▶ _INFORMATION SUPPLIED_
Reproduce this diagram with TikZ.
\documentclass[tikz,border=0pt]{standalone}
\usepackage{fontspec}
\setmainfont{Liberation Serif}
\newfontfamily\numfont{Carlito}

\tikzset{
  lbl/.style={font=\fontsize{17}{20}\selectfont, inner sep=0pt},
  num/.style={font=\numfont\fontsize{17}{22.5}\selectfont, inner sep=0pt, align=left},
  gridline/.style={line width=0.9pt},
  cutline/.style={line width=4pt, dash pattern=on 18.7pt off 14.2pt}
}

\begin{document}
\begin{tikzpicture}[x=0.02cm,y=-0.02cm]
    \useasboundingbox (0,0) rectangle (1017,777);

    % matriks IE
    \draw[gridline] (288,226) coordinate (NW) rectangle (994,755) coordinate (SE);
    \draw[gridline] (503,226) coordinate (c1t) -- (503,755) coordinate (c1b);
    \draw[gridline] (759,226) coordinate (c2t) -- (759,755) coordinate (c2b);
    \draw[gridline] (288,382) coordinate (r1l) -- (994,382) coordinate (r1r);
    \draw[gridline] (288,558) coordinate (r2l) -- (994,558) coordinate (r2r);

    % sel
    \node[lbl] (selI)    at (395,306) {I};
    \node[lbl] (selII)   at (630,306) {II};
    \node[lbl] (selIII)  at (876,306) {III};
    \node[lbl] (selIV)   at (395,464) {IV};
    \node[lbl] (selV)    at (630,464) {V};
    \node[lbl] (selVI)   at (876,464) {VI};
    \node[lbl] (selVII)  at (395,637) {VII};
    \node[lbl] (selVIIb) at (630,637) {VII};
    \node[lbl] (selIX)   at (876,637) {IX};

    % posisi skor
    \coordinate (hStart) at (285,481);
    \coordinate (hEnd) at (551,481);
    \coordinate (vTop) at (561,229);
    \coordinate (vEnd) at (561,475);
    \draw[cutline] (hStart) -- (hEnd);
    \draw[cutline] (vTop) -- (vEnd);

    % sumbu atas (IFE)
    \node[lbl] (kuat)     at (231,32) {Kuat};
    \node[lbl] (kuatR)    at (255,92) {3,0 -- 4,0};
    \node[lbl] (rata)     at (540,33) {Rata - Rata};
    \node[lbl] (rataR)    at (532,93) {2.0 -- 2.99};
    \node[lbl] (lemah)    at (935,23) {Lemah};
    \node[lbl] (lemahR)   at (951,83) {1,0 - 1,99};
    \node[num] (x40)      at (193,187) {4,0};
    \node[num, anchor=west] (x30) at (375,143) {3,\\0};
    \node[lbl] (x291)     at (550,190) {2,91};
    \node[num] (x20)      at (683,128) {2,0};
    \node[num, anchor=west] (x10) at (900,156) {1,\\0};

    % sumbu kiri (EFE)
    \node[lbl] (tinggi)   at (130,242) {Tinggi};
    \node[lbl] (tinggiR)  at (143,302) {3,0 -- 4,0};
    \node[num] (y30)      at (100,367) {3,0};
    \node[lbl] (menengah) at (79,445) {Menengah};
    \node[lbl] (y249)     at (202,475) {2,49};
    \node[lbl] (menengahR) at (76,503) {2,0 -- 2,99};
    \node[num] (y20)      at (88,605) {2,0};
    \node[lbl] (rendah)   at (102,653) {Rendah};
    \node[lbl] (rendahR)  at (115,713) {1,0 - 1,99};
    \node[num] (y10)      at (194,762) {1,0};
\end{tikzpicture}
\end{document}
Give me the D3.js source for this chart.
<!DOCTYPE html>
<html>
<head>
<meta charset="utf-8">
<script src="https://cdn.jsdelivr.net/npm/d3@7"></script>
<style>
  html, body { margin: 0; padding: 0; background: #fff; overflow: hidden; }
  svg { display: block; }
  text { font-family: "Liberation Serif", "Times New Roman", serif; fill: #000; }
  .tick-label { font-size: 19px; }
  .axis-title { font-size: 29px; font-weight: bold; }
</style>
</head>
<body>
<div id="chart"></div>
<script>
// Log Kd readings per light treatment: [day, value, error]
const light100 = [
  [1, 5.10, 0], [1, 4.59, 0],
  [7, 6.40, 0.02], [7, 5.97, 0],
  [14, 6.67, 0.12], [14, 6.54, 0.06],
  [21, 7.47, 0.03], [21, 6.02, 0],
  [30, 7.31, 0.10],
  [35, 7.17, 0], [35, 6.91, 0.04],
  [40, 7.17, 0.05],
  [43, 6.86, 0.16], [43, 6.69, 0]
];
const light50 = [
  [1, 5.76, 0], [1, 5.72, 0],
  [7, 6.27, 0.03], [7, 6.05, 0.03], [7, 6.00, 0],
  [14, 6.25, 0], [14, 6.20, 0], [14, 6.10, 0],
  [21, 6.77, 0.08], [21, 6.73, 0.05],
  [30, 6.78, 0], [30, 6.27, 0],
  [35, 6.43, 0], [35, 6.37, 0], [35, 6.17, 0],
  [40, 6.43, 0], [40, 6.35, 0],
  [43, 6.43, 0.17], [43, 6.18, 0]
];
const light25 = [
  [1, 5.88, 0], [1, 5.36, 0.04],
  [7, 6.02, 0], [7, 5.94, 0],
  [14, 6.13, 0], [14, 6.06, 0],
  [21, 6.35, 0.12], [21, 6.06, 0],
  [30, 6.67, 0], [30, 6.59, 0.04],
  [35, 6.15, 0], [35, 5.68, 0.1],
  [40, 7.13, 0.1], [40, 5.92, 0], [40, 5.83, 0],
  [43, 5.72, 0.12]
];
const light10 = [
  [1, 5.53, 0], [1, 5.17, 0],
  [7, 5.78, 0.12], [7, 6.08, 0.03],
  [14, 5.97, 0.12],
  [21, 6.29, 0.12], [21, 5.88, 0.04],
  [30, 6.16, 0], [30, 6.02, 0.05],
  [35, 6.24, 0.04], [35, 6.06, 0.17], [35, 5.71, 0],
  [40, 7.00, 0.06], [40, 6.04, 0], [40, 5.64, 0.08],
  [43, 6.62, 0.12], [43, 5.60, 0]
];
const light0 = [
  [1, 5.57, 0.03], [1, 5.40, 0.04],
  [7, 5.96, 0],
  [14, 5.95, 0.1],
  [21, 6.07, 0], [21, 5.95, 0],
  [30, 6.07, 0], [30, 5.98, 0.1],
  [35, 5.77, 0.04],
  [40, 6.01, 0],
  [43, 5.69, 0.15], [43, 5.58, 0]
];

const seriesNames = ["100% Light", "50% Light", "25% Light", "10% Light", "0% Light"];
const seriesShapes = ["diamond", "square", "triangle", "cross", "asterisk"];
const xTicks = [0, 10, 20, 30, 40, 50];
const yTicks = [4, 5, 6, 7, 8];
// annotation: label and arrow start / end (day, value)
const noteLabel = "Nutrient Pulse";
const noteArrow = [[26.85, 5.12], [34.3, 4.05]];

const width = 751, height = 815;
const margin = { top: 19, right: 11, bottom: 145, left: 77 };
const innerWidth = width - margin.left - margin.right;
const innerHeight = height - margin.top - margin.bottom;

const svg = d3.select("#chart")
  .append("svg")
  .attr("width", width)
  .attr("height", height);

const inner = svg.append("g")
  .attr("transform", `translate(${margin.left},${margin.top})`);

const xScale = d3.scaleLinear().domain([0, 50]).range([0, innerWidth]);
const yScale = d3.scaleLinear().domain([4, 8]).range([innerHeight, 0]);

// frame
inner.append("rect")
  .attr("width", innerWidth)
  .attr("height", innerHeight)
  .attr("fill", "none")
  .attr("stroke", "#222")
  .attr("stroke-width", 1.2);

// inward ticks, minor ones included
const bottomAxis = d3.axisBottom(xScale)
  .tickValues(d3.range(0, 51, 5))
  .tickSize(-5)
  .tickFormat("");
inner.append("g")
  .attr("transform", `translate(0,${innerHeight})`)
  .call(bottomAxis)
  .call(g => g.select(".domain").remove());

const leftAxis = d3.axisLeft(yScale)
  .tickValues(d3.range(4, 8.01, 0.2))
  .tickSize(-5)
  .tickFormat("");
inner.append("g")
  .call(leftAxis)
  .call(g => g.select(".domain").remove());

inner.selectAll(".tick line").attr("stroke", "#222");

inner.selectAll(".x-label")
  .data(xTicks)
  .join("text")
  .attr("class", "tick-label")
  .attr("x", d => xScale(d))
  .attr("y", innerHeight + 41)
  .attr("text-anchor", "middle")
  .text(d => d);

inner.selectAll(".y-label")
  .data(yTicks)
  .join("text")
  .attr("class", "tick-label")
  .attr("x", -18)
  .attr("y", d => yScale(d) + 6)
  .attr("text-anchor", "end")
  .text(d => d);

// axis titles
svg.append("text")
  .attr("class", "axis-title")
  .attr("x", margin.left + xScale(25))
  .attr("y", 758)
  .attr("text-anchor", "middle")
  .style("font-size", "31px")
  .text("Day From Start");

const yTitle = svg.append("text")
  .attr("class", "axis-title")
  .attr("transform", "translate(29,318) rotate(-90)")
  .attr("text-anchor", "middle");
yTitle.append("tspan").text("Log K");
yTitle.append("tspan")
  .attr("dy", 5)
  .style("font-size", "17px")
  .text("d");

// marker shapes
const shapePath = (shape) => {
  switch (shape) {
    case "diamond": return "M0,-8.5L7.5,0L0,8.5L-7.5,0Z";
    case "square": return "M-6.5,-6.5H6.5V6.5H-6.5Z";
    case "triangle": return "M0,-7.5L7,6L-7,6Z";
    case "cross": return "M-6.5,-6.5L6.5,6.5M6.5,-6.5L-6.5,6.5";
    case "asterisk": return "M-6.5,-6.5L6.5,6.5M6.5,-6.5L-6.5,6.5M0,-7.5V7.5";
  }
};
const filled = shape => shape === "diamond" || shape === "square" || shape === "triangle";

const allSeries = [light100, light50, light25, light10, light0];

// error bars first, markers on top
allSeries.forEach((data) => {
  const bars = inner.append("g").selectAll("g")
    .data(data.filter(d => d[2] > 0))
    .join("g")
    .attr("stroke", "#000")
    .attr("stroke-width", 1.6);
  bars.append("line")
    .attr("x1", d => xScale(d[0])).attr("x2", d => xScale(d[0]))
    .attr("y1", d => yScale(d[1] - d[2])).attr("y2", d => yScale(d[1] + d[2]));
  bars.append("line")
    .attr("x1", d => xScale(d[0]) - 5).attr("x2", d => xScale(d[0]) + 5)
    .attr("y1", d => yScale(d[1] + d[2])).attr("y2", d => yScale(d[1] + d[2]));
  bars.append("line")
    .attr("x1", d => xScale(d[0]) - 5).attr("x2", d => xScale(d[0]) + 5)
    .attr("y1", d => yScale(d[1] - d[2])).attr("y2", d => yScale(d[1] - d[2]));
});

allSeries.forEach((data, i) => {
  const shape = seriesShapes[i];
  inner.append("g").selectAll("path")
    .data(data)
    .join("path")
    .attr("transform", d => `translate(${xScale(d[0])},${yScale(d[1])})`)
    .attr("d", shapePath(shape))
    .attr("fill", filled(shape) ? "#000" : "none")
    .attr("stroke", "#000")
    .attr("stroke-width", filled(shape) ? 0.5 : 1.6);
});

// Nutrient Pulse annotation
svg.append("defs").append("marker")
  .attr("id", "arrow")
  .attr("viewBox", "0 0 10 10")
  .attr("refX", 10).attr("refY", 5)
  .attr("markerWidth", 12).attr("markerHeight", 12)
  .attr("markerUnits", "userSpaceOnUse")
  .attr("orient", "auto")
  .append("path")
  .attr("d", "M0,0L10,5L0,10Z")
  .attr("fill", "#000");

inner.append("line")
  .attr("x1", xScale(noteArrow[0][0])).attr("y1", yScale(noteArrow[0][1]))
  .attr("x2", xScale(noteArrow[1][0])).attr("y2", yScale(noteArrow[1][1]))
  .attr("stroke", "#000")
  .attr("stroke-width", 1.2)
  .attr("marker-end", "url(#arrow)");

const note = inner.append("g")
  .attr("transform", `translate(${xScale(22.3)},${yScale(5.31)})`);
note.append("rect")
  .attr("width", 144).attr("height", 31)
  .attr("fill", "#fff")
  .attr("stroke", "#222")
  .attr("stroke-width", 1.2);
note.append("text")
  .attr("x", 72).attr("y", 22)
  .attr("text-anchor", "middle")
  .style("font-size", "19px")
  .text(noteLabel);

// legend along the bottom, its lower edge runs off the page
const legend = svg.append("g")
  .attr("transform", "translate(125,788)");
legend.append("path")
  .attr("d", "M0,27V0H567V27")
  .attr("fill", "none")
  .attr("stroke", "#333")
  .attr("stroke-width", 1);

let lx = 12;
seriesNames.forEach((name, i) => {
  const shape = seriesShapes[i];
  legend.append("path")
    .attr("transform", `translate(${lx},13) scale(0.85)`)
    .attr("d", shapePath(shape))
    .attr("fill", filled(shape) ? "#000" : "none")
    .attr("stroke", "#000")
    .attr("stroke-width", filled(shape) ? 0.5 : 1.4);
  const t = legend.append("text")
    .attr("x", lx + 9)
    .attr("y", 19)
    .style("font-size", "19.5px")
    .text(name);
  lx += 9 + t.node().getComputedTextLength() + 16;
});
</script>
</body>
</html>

▶ _EXERCISE DETAILS_
Give back exactly the lines from the beginning of the records through the line containing "(994,558) coordinate (r2r);", and only those.

▶ _ANSWER TO THE EXERCISE_
Reproduce this diagram with TikZ.
\documentclass[tikz,border=0pt]{standalone}
\usepackage{fontspec}
\setmainfont{Liberation Serif}
\newfontfamily\numfont{Carlito}

\tikzset{
  lbl/.style={font=\fontsize{17}{20}\selectfont, inner sep=0pt},
  num/.style={font=\numfont\fontsize{17}{22.5}\selectfont, inner sep=0pt, align=left},
  gridline/.style={line width=0.9pt},
  cutline/.style={line width=4pt, dash pattern=on 18.7pt off 14.2pt}
}

\begin{document}
\begin{tikzpicture}[x=0.02cm,y=-0.02cm]
    \useasboundingbox (0,0) rectangle (1017,777);

    % matriks IE
    \draw[gridline] (288,226) coordinate (NW) rectangle (994,755) coordinate (SE);
    \draw[gridline] (503,226) coordinate (c1t) -- (503,755) coordinate (c1b);
    \draw[gridline] (759,226) coordinate (c2t) -- (759,755) coordinate (c2b);
    \draw[gridline] (288,382) coordinate (r1l) -- (994,382) coordinate (r1r);
    \draw[gridline] (288,558) coordinate (r2l) -- (994,558) coordinate (r2r);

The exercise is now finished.